El plan canje de los gobernadores

Macri aún no había recibido las llaves de la Rosada, cuando la Corte lo sorprendió con un fallo que devolvía a Córdoba su parte del 15% de la recaudación del IVA que contribuía a financiar a la ANSES. Una decisión tan justa como inoportuna –sospechosamente inoportuna–  que abrió las compuertas al reclamo del resto de las provincias. El Presidente debutante no pudo resistir el aluvión.

Fue el estreno de un juego que los gobernadores peronistas ejercitaron con maestría durante los tres años siguientes: usar su gravitación en el Congreso para canjear votos por cuantiosos fondos que les prodigaría un gobierno minoritario.
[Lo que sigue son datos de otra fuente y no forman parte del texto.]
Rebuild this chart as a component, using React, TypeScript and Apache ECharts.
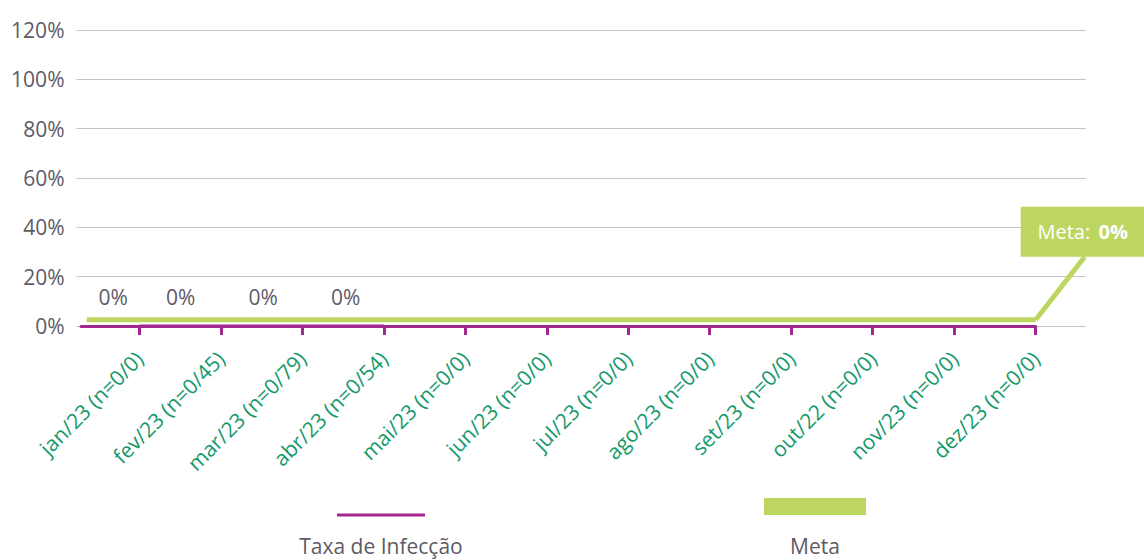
import React, { useEffect, useRef } from 'react';
import * as echarts from 'echarts';

// ---- data ----
const categories = [
  'jan/23 (n=0/0)',
  'fev/23 (n=0/45)',
  'mar/23 (n=0/79)',
  'abr/23 (n=0/54)',
  'mai/23 (n=0/0)',
  'jun/23 (n=0/0)',
  'jul/23 (n=0/0)',
  'ago/23 (n=0/0)',
  'set/23 (n=0/0)',
  'out/22 (n=0/0)',
  'nov/23 (n=0/0)',
  'dez/23 (n=0/0)',
];
const taxaValues = [0, 0, 0, 0];
const metaValues = [0, 0, 0, 0, 0, 0, 0, 0, 0, 0, 0, 0];
const yMin = 0;
const yMax = 120;
const yStep = 20;
const seriesNames = ['Taxa de Infecção', 'Meta'];
const metaLabel = { prefix: 'Meta:', value: '0%' };

// ---- styles ----
const PURPLE = '#a3288f';
const GREEN = '#bdd660';
const LABEL_GREEN = '#14996a';
const GRAY = '#5d5a66';
const FONT = '"Open Sans", "Noto Sans", sans-serif';
const X_MIN = -0.7154;
const taxaLabelShift = [-26, -40, -39, -38];

export default function App() {
  const ref = useRef<HTMLDivElement>(null);

  useEffect(() => {
    if (!ref.current) return;
    const chart = echarts.init(ref.current, undefined, { renderer: 'svg' });
    const idx = categories.map((_, i) => i);

    const option: any = {
      animation: false,
      textStyle: { fontFamily: FONT },
      grid: [
        { left: 76.5, right: 58, top: 30, bottom: 234 },
        { left: 81, right: 108.3, top: 30, bottom: 234 },
      ],
      xAxis: [
        { type: 'value', gridIndex: 0, show: false, min: 0, max: 1 },
        {
          type: 'value',
          gridIndex: 1,
          min: X_MIN,
          max: categories.length - 1,
          splitLine: { show: false },
          axisLine: { show: true, lineStyle: { color: PURPLE, width: 3 } },
          axisTick: {
            show: true,
            customValues: idx,
            length: 9,
            lineStyle: { color: PURPLE, width: 3 },
          },
          axisLabel: {
            show: true,
            customValues: idx,
            rotate: 45,
            margin: 29,
            color: LABEL_GREEN,
            fontSize: 21,
            fontFamily: FONT,
            formatter: (v: number) => categories[Math.round(v)] ?? '',
          },
        },
      ],
      yAxis: [
        {
          type: 'value',
          gridIndex: 0,
          min: yMin,
          max: yMax,
          interval: yStep,
          axisLine: { show: false },
          axisTick: { show: false },
          axisLabel: {
            formatter: '{value}%',
            color: GRAY,
            fontSize: 21,
            fontFamily: FONT,
            margin: 12,
          },
          splitLine: { lineStyle: { color: '#c4c4c4', width: 1 } },
        },
        { type: 'value', gridIndex: 1, min: yMin, max: yMax, show: false },
        { type: 'value', gridIndex: 1, min: yMin - 2.5, max: yMax - 2.5, show: false },
      ],
      series: [
        {
          name: seriesNames[1],
          type: 'line',
          xAxisIndex: 1,
          yAxisIndex: 2,
          symbol: 'none',
          z: 3,
          lineStyle: { color: GREEN, width: 5 },
          data: [[X_MIN + 0.07, metaValues[0]], ...metaValues.map((v, i) => [i, v])],
        },
        {
          name: seriesNames[0],
          type: 'line',
          xAxisIndex: 1,
          yAxisIndex: 1,
          symbol: 'circle',
          symbolSize: 1,
          showSymbol: true,
          itemStyle: { color: 'rgba(0,0,0,0)', borderWidth: 0 },
          z: 4,
          lineStyle: { color: PURPLE, width: 3 },
          label: {
            show: true,
            position: 'top',
            distance: 18,
            formatter: (p: any) => `${p.value[1]}%`,
            color: GRAY,
            opacity: 1,
            fontSize: 21,
            fontFamily: FONT,
          },
          labelLayout: (params: any) => ({
            dx: taxaLabelShift[params.dataIndex] ?? 0,
            hideOverlap: false,
          }),
          data: taxaValues.map((v, i) => [i, v]),
        },
      ],
    };
    chart.setOption(option);

    const lastI = metaValues.length - 1;
    const pt = chart.convertToPixel({ xAxisIndex: 1, yAxisIndex: 2 } as any, [lastI, metaValues[lastI]]) as number[];
    const boxX = pt[0] - 15;
    const boxY = pt[1] - 113;
    const boxW = 130;
    const boxH = 50;

    chart.setOption({
      graphic: [
        {
          type: 'line',
          shape: { x1: pt[0], y1: pt[1], x2: pt[0] + 49, y2: boxY + boxH },
          style: { stroke: GREEN, lineWidth: 5 },
          z: 10,
        },
        {
          type: 'rect',
          shape: { x: boxX, y: boxY, width: boxW, height: boxH },
          style: { fill: GREEN },
          z: 11,
        },
        {
          type: 'text',
          x: boxX + 62,
          y: boxY + boxH / 2,
          z: 12,
          style: {
            text: `{a|${metaLabel.prefix}} {b|${metaLabel.value}}`,
            align: 'center',
            verticalAlign: 'middle',
            rich: {
              a: { fill: '#ffffff', fontSize: 20, fontFamily: FONT },
              b: { fill: '#ffffff', fontSize: 20, fontWeight: 'bold', fontFamily: FONT, padding: [0, 0, 0, 5] },
            },
          },
        },
        // legend
        {
          type: 'line',
          shape: { x1: 337, y1: 515, x2: 425, y2: 515 },
          style: { stroke: PURPLE, lineWidth: 3 },
        },
        {
          type: 'text',
          x: 381,
          y: 546,
          style: {
            text: seriesNames[0],
            fill: GRAY,
            fontSize: 21,
            fontFamily: FONT,
            align: 'center',
            verticalAlign: 'middle',
          },
        },
        {
          type: 'rect',
          shape: { x: 764, y: 498, width: 102, height: 17 },
          style: { fill: GREEN },
        },
        {
          type: 'text',
          x: 815,
          y: 546,
          style: {
            text: seriesNames[1],
            fill: GRAY,
            fontSize: 21,
            fontFamily: FONT,
            align: 'center',
            verticalAlign: 'middle',
          },
        },
      ],
    });

    return () => chart.dispose();
  }, []);

  return (
    <div
      ref={ref}
      style={{ position: 'fixed', left: 0, top: 0, width: 1144, height: 560, background: '#ffffff' }}
    />
  );
}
Un informe del IERAL –el instituto de investigaciones de la Fundación Mediterránea– ponderó que desde 2015 los recursos tributarios transferidos de manera automática a las provincias aumentaron 19 por ciento más que la inflación. Los de la Nación cayeron 10 por ciento en términos reales.

En 2017 había 21 provincias con déficit. Los giros nacionales ayudaron a corregir desequilibrios y hoy sólo cuatro presentan números en rojo.

El peso del superajuste al que obligó la crisis también recae de manera dispar por el lado del gasto.  La Nación recortó 6,4 por ciento real sus erogaciones corrientes en el último trienio. Las provincias, en conjunto, las expandieron 4,7 por ciento.

Las provincias redujeron 5,9 por ciento los gastos de capital.  La Nación debió ejecutar una poda draconiana del  47,8 por ciento, que comprometió  el objetivo de acelerar la indispensable recuperación de la infraestructura.

No hay régimen federal sustentable sin responsabilidad fiscal compartida. Y sin ella el crecimiento y la equidad son inviables. Nuestra historia es fecunda en  fracasos nacidos de ese default político. Hoy coqueteamos otra vez con el peligro de una nueva frustración.

La política determina las decisiones económicas, aun las más irracionales. Lo que no puede es huir de sus consecuencias.